Document Type

Article

Publication Date

1-1-2019

Abstract

Cloud computing has emerged in recent years as one of the most interesting developments in technology. With the gaining popularity of cloud-based solutions, more and more applications are migrating into the Cloud and thus have highly demanding critical requirements for networking resources. Virtual technology associated with a Data Center consists of a set of servers, storage and network devices, power systems, cooling systems, etc., and makes it possible for the resource management of physical machines to be more finely tuned and thus support multiple virtual machines well. The growing challenge, however, is how to efficiently provision these resources to meet the requirements of the different qualities of service levels. This paper offers and investigates a general situation wherein a datacenter can determine the cost of using resources and a Cloud service user can decide whether it will pay the price for the resource or not for an incoming task. By establishing a Continuous-Time Markov Decision Process model for both an average reward model and a discounted expected reward model, the optimal policy of each model for admitting tasks can be verified to be a State-related control limit (threshold) policy, respectively.
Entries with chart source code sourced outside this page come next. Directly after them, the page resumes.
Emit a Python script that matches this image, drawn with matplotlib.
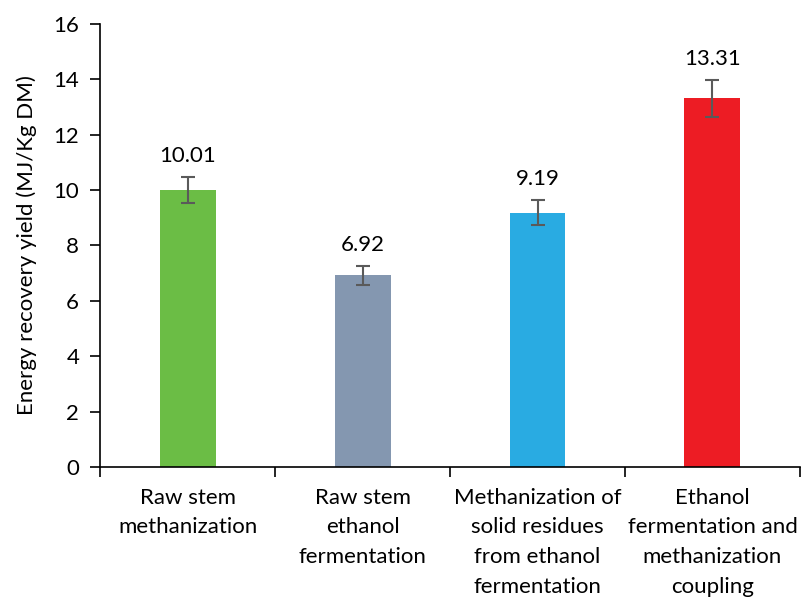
import matplotlib
matplotlib.use("Agg")
import matplotlib.pyplot as plt
from matplotlib.ticker import FixedLocator

categories = ["Raw stem\nmethanization", "Raw stem\nethanol\nfermentation",
              "Methanization of\nsolid residues\nfrom ethanol\nfermentation",
              "Ethanol\nfermentation and\nmethanization\ncoupling"]
values = [10.01, 6.92, 9.19, 13.31]
errors = [0.47, 0.34, 0.45, 0.66]
colors = ["#6BBD45", "#8497B0", "#29ABE2", "#ED1C24"]

plt.rcParams['font.family'] = ['Lato', 'DejaVu Sans']
fig = plt.figure(figsize=(8.02, 6.0), dpi=100)
ax = fig.add_axes([0.1247, 0.2217, 0.8728, 0.7383])

x = list(range(len(categories)))
ax.bar(x, values, width=0.32, color=colors, zorder=2)
ax.errorbar(x, values, yerr=errors, fmt='none', ecolor='#5a5a5a', elinewidth=1.5,
            capsize=5, capthick=1.5, zorder=3)
for xi, v, e in zip(x, values, errors):
    ax.annotate(f"{v:.2f}", (xi, v + e), xytext=(0, 8), textcoords='offset points',
                ha='center', va='bottom', fontsize=16)

ax.set_xlim(-0.5, len(categories) - 0.5)
ax.set_ylim(0, 16)
ax.set_yticks(range(0, 17, 2))
ax.set_xticks(x)
ax.set_xticklabels(categories, fontsize=16, linespacing=1.6, va='top')
ax.tick_params(axis='x', length=0, pad=15)
ax.xaxis.set_minor_locator(FixedLocator([i - 0.5 for i in range(len(categories) + 1)]))
ax.tick_params(axis='x', which='minor', length=7, width=1.2, direction='out')
ax.tick_params(axis='y', labelsize=16, length=7, width=1.2, direction='out', pad=8)
ax.set_ylabel("Energy recovery yield (MJ/Kg DM)", fontsize=16, labelpad=12)
for s in ['top', 'right']:
    ax.spines[s].set_visible(False)
for s in ['left', 'bottom']:
    ax.spines[s].set_linewidth(1.2)

fig.savefig("out.png", dpi=100)
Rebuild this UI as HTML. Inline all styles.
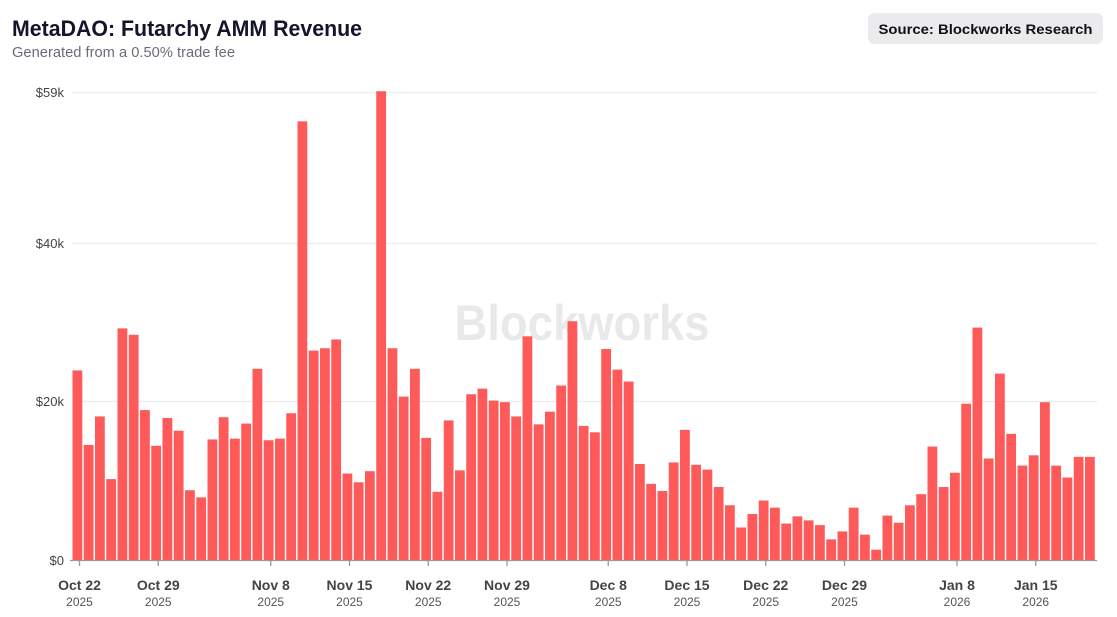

Further, a detailed statement and verification of the upper boundaries for such an optimal policy, and a comprehensive set of experiments on the various cases to validate this proposed solution are provided. Particularly, the machine learning method is implemented to obtain the optimal threshold values by using a feed-forward neural network model. Several numerical examples are also provided on how to derive optimal threshold values. The results offered in this paper can be easily utilized to help datacenter operate in an economically optimal way when providing different needed application services to Cloud service users.